The 1992 Republican convention: That's when the Republicans openly and officially declared that their values were those of a classic destructive achiever: Rush Limbaugh. Paul Colford described the event in which Limbaugh was anointed as the model for their guiding strategy:
"Rush, Rush, Rush," went the chant inside the Astrodome when he took his place in Quayle's private box of blue chairs reserved for family and friends. There was Falwell seated behind Marilyn Quayle, Robertson on her left side, and Limbaugh on the right, at one point arm-in-arm with her as she glowed.
"Rush, Rush, Rush!"
These were his people and he was their hero.
Ronald Reagan later wrote an especially revealing letter to Limbaugh: "Thanks for all you're doing to promote Republican and conservative principles. Now that I've retired from active politics, I don't mind that you've bevome the number one voice for conservatism in our country." And in 1995, U.S. House Republicans even made Limbaugh an honorary member.
In 1940, Father Charles Coughlin endorsed Republican candidate Wendell Willkie for U.S. president. To his credit, when Willkie heard of the endorsement, he said: "I am not only not interested in his support, I don't want it." (Reported in THE GREAT DEPRESSION, by T.H. Watkins.)
Note that Fr. Coughlin is now on every historian's list as one of the most famous American demagogues of the depression.
Contrast Willkie with today's Republicans, who welcome any opportunity to appear on Rush Limbaugh's radio program. The Charlotte Observer once reported Sen. Patrick Ballantine's (R-New Hanover) reaction to a stalemate in the NC legislature: "What we're going to do is put them (Republican ads) on Rush so we can get to our Republican base. That'll spread the word like wildfire."

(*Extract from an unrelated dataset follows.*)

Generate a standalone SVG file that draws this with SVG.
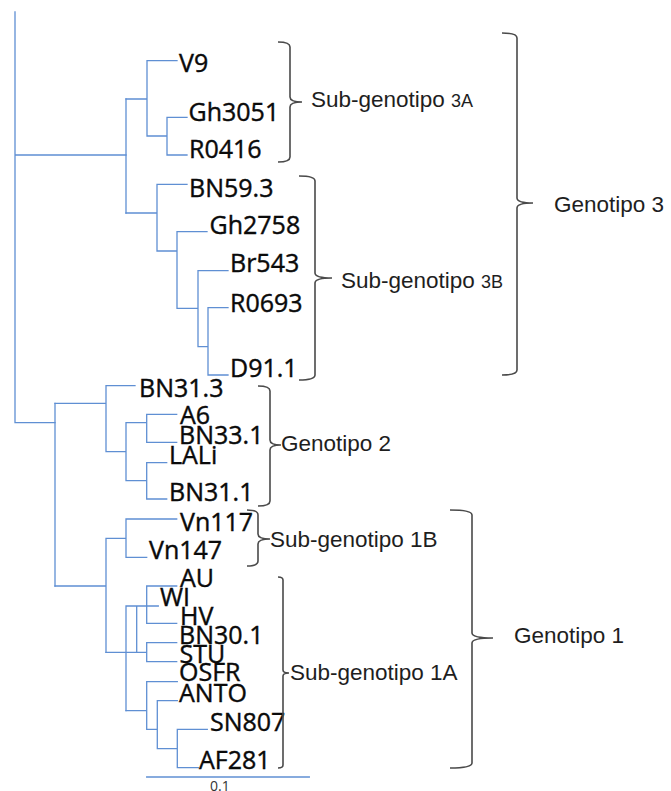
<svg xmlns="http://www.w3.org/2000/svg" width="671" height="791" viewBox="0 0 671 791">
  <style>
    .br { fill: none; stroke: #5f8fd3; stroke-width: 1.3; stroke-linecap: square; }
    .brace { fill: none; stroke: #4a4a4a; stroke-width: 1.6; }
    .taxon { font-family: "Open Sans", "Noto Sans", sans-serif; font-size: 25px; font-weight: 500; fill: #0a0a0a; stroke: #0a0a0a; stroke-width: 0.4; }
    .group { font-family: "Liberation Sans", Arial, sans-serif; font-size: 22.5px; fill: #1e1e1e; }
    .small { font-size: 18px; }
    .scale { font-family: "Open Sans", sans-serif; font-size: 14px; fill: #333; }
  </style>

  <!-- tree branches -->
  <g id="connectors" class="br">
    <!-- root -->
    <path d="M15,12 V422.7 M15,155 H126 M15,422.7 H55"/>
    <!-- genotype 3 -->
    <path d="M126,99 V213"/>
    <path d="M126,99 H147 M177,60.7 H147 V136 H167 M187,117.3 H167 V155 H187"/>
    <path d="M126,213 H157 M187,184.3 H157 V251 H177 M207,231.7 H177 V308.3 H198 M228,270.7 H198 V346.7 H208 M228,307.7 H208 V375 H228"/>
    <!-- genotypes 1 and 2 -->
    <path d="M55,403.3 V586"/>
    <path d="M55,403.3 H106 M135,385.7 H106 V451.7 H126 M126,422.7 V480.7 M126,422.7 H146.7 M176.7,414.3 H146.7 V442.3 H176.7 M126,480.7 H146.7 M166.7,462.7 H146.7 V499 H166.7"/>
    <path d="M55,586 H106 M106,538.3 V652.3 M106,538.3 H126 M176.7,519 H126 V557.3 H146.7"/>
    <path d="M106,652.3 H146.7 M126,606 V710.7 M126,606 H158.3 M136.7,606 V652.3 M176.7,586 H146.7 V623.3 H176.7 M176.7,642.7 H146.7 V661.7 H176.7"/>
    <path d="M126,710.7 H146.7 M177.3,681.7 H146.7 V729.3 H157.3 M177.3,700.7 H157.3 V748.7 H177.3 M207.3,729.3 H177.3 V767.7 H198.3"/>
    <!-- scale bar -->
    <path d="M146.7,777 H309.3"/>
  </g>
  <text class="scale" x="210" y="791">0.1</text>

  <!-- taxa -->
  <g id="V9"><text class="taxon" x="179" y="72">V9</text></g>
  <g id="Gh3051"><text class="taxon" x="188.5" y="121">Gh3051</text></g>
  <g id="R0416"><text class="taxon" x="189" y="158">R0416</text></g>
  <g id="BN59_3"><text class="taxon" x="189" y="197">BN59.3</text></g>
  <g id="Gh2758"><text class="taxon" x="209.5" y="234">Gh2758</text></g>
  <g id="Br543"><text class="taxon" x="230" y="271.5">Br543</text></g>
  <g id="R0693"><text class="taxon" x="230" y="311.5">R0693</text></g>
  <g id="D91_1"><text class="taxon" x="230" y="376.5">D91.1</text></g>
  <g id="BN31_3"><text class="taxon" x="139" y="396.5">BN31.3</text></g>
  <g id="A6"><text class="taxon" x="180" y="424">A6</text></g>
  <g id="BN33_1"><text class="taxon" x="179" y="444">BN33.1</text></g>
  <g id="LALi"><text class="taxon" x="169" y="464">LALi</text></g>
  <g id="BN31_1"><text class="taxon" x="169" y="501">BN31.1</text></g>
  <g id="Vn117"><text class="taxon" x="180" y="530.5">Vn117</text></g>
  <g id="Vn147"><text class="taxon" x="149" y="559">Vn147</text></g>
  <g id="AU"><text class="taxon" x="180" y="586.5">AU</text></g>
  <g id="WI"><text class="taxon" x="160" y="606">WI</text></g>
  <g id="HV"><text class="taxon" x="180" y="625">HV</text></g>
  <g id="BN30_1"><text class="taxon" x="179" y="644">BN30.1</text></g>
  <g id="STU"><text class="taxon" x="179.5" y="662.5">STU</text></g>
  <g id="OSFR"><text class="taxon" x="179" y="681">OSFR</text></g>
  <g id="ANTO"><text class="taxon" x="179" y="701.5">ANTO</text></g>
  <g id="SN807"><text class="taxon" x="210" y="730.5">SN807</text></g>
  <g id="AF281"><text class="taxon" x="199" y="769">AF281</text></g>

  <!-- group braces and labels -->
  <g id="sub3A">
    <path class="brace" d="M278,42 Q290,42 290,47 V97 Q290,102 302,102 M302,102 Q290,102 290,107 V157 Q290,162 278,162"/>
    <text class="group" x="311" y="106.5">Sub-genotipo <tspan class="small">3A</tspan></text>
  </g>
  <g id="sub3B">
    <path class="brace" d="M299,176 Q315,176 315,181 V273 Q315,278 332,278 M332,278 Q315,278 315,283 V375 Q315,380 299,380"/>
    <text class="group" x="341" y="288">Sub-genotipo <tspan class="small">3B</tspan></text>
  </g>
  <g id="geno3">
    <path class="brace" d="M502,33 Q517,33 517,38 V198 Q517,203 533,203 M533,203 Q517,203 517,208 V370 Q517,375 502,375"/>
    <text class="group" x="554" y="212">Genotipo 3</text>
  </g>
  <g id="geno2">
    <path class="brace" d="M258,386 Q270,386 270,391 V440 Q270,445 281,445 M281,445 Q270,445 270,450 V501 Q270,506 258,506"/>
    <text class="group" x="281" y="451">Genotipo 2</text>
  </g>
  <g id="sub1B">
    <path class="brace" d="M247,510 Q258,510 258,515 V534 Q258,539 270,539 M270,539 Q258,539 258,544 V561 Q258,566 247,566"/>
    <text class="group" x="270" y="546.5">Sub-genotipo 1B</text>
  </g>
  <g id="sub1A">
    <path class="brace" d="M278,577 Q283,577 283,580 V670 Q283,673 289,673 M289,673 Q283,673 283,676 V765 Q283,768 278,768"/>
    <text class="group" x="290" y="680">Sub-genotipo 1A</text>
  </g>
  <g id="geno1">
    <path class="brace" d="M450,510 Q472,510 472,515 V633 Q472,638 493,638 M493,638 Q472,638 472,643 V763 Q472,768 450,768"/>
    <text class="group" x="514" y="643">Genotipo 1</text>
  </g>
</svg>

How times have changed. Whereas Republican Willkie publicly denounced the leading demagogue of the '30s, today's Republicans not only welcome Limbaugh's support, they actively curry his favor. Thus they endorse his values (such as the glorification of greed), his lack of ethical standards in communicating (i.e., half truths and innuendoes), and his lack of commitment to objective problem solving (such as distracting the public from the real causes of income disparity between the top 1% of Americans and everyone else).
Actually, the reverse is true: Rush Limbaugh endorses Republican values. If he didn't, he never would have been elevated by Roger Ailes to stardom. And the same is true of the majority of radio and tv stars who now dominate the corporate-dominated news media.